The maximum subscription was substantially exceeded in the IPO, and the IPO has now closed substantially oversubscribed. Investors will be advised of the degree (if any) to which their applications for shares have been scaled back, in the coming days.
Durval Tavares, Aquabotix’s CEO, commented “Following the commencement of the ASX trading, Aquabotix will be the first and only dedicated underwater drone publicly-traded company globally. The level of interest in the industry and in our company that has been shown by institutional and retail investors in Australia and internationally during the IPO has validated the six years of work that have gone into placing Aquabotix into this leadership position. We look forward to building on our recent substantial growth in this nascent and rapidly-developing industry, utilizing the proceeds from this successful IPO.”
Unlike most of its purported competition, Aquabotix’s products are not just a concept. Aquabotix has shipped approximately 350 underwater drones since sales commenced in 2011. Its sales were approximately A$1,100,000 (US$800,000) in the calendar 2016, up approximately 80% relative to the calendar 2015. Industry analysts have estimated that the addressable market Aquabotix operates in will be approximately US$4 billion in 2020.

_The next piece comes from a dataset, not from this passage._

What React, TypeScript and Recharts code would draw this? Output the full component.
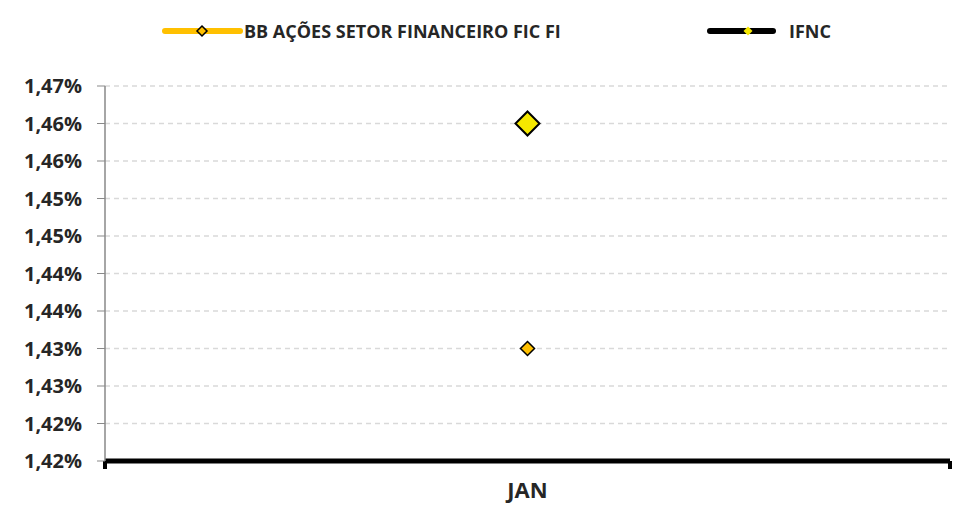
import { CartesianGrid, Legend, Line, LineChart, ReferenceLine, XAxis, YAxis } from 'recharts'

const months = ['JAN']
const fundReturns = [1.435]
const ifncReturns = [1.465]

const yTicks = [1.42, 1.425, 1.43, 1.435, 1.44, 1.445, 1.45, 1.455, 1.46, 1.465, 1.47]
const yTickLabels = [
  '1,42%',
  '1,42%',
  '1,43%',
  '1,43%',
  '1,44%',
  '1,44%',
  '1,45%',
  '1,45%',
  '1,46%',
  '1,46%',
  '1,47%',
]

const FUND_NAME = 'BB AÇÕES SETOR FINANCEIRO FIC FI'
const INDEX_NAME = 'IFNC'

const chartData = months.map((month, i) => ({
  month,
  fund: fundReturns[i],
  ifnc: ifncReturns[i],
}))

const FONT = '"Open Sans", "Liberation Sans", sans-serif'
const GOLD = '#FFC000'
const YELLOW = '#F5E800'
const TEXT = '#262626'

const diamond = (cx: number, cy: number, r: number) =>
  `M${cx},${cy - r}L${cx + r},${cy}L${cx},${cy + r}L${cx - r},${cy}Z`

const FundDot = (props: any) => (
  <path d={diamond(props.cx, props.cy, 7)} fill={GOLD} stroke="#000" strokeWidth={1.5} />
)

const IfncDot = (props: any) => (
  <path d={diamond(props.cx, props.cy, 12)} fill={YELLOW} stroke="#000" strokeWidth={2} />
)

// thick black base line with the small end ticks Excel puts at the category edges
const AxisBase = (p: any) => (
  <g>
    <line x1={p.x1} y1={p.y1} x2={p.x2} y2={p.y2} stroke="#000" strokeWidth={5} />
    <rect x={p.x1 - 2} y={p.y1} width={4} height={8} fill="#000" />
    <rect x={p.x2 - 2} y={p.y2} width={4} height={8} fill="#000" />
  </g>
)

function ChartLegend() {
  return (
    <div
      style={{
        position: 'relative',
        height: 86,
        fontFamily: FONT,
        fontWeight: 700,
        fontSize: 18,
        color: TEXT,
      }}
    >
      <div style={{ position: 'absolute', left: 162, top: 19, display: 'flex', alignItems: 'center' }}>
        <svg width={82} height={24}>
          <line x1={3} y1={12} x2={78} y2={12} stroke={GOLD} strokeWidth={6} strokeLinecap="round" />
          <path d={diamond(40, 12, 5)} fill={GOLD} stroke="#000" strokeWidth={1.5} />
        </svg>
        <span style={{ whiteSpace: 'nowrap' }}>{FUND_NAME}</span>
      </div>
      <div style={{ position: 'absolute', left: 707, top: 19, display: 'flex', alignItems: 'center' }}>
        <svg width={82} height={24}>
          <line x1={3} y1={12} x2={66} y2={12} stroke="#000" strokeWidth={6} strokeLinecap="round" />
          <path d={diamond(41, 12, 4.5)} fill={YELLOW} />
        </svg>
        <span style={{ whiteSpace: 'nowrap' }}>{INDEX_NAME}</span>
      </div>
    </div>
  )
}

export default function App() {
  return (
    <div style={{ position: 'absolute', left: 0, top: 0, background: '#fff' }}>
      <LineChart
        width={959}
        height={506}
        data={chartData}
        margin={{ top: 0, right: 9, bottom: 0, left: 0 }}
      >
        <Legend verticalAlign="top" content={ChartLegend} />
        <CartesianGrid
          vertical={false}
          stroke="#D9D9D9"
          strokeDasharray="5 4"
          strokeWidth={1.5}
        />
        <XAxis
          dataKey="month"
          height={45}
          axisLine={false}
          tickLine={false}
          tickMargin={15}
          tick={{ fill: TEXT, fontSize: 22, fontWeight: 700, fontFamily: FONT }}
        />
        <YAxis
          type="number"
          width={105}
          domain={[1.42, 1.47]}
          ticks={yTicks}
          interval={0}
          tickFormatter={(v: number) => yTickLabels[yTicks.indexOf(v)]}
          tickSize={8}
          tickMargin={15}
          stroke="#898989"
          axisLine={{ stroke: '#898989', strokeWidth: 1.5 }}
          tick={{ fill: TEXT, fontSize: 20, fontWeight: 700, fontFamily: FONT }}
        />
        <ReferenceLine y={yTicks[0]} shape={AxisBase} />
        <Line
          type="linear"
          dataKey="fund"
          name={FUND_NAME}
          stroke={GOLD}
          strokeWidth={5}
          dot={FundDot}
          activeDot={false}
          isAnimationActive={false}
        />
        <Line
          type="linear"
          dataKey="ifnc"
          name={INDEX_NAME}
          stroke="#000"
          strokeWidth={5}
          dot={IfncDot}
          activeDot={false}
          isAnimationActive={false}
        />
      </LineChart>
    </div>
  )
}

UUVs are used in a number of industries – defence, law enforcement, public safety, marina and boat underwater inspection, marine inspection and construction, port security, pipeline inspection, aquaculture, potable water management, and research and marine biology. Customers who have purchased Aquabotix’s products include BP, ConEdison, Duke Energy, Broadspectrum, California Department of Transportation (CALTRANS), Pittsburgh Tank & Tower Group, U.S. Coast Guard and the U.S. Customs and Border Patrol.
In the defence industry in particular, Aquabotix plans to build on its past orders from the U.S. Navy. On 5 December 2016, the U.S. Department of Defense announced that it planned to invest as much as US$3 billion in an effort to build and field UUVs for surveillance operations. This is particularly relevant given that the U.S. Defense Science Board has recently publicly recommended that the Navy adopt commercial grade assets and deploy “larger numbers of low-cost assets” in the undersea domain, where, according to the Defense Science Board, “quantity has a quality of its own.” A recent Bloomberg Government article has specifically singled out Aquabotix’s and one other company’s products as the kind of commercial products that may be relevant to this doctrine of commercial product adoption in the unmanned Navy space.
This announcement is not an offer of securities and appears as a matter of record only. The securities referred to herein have not been and will not be registered under the United States Securities Act of 1933, as amended, and may not be offered or sold in the U.S., except pursuant to an applicable exemption from registration.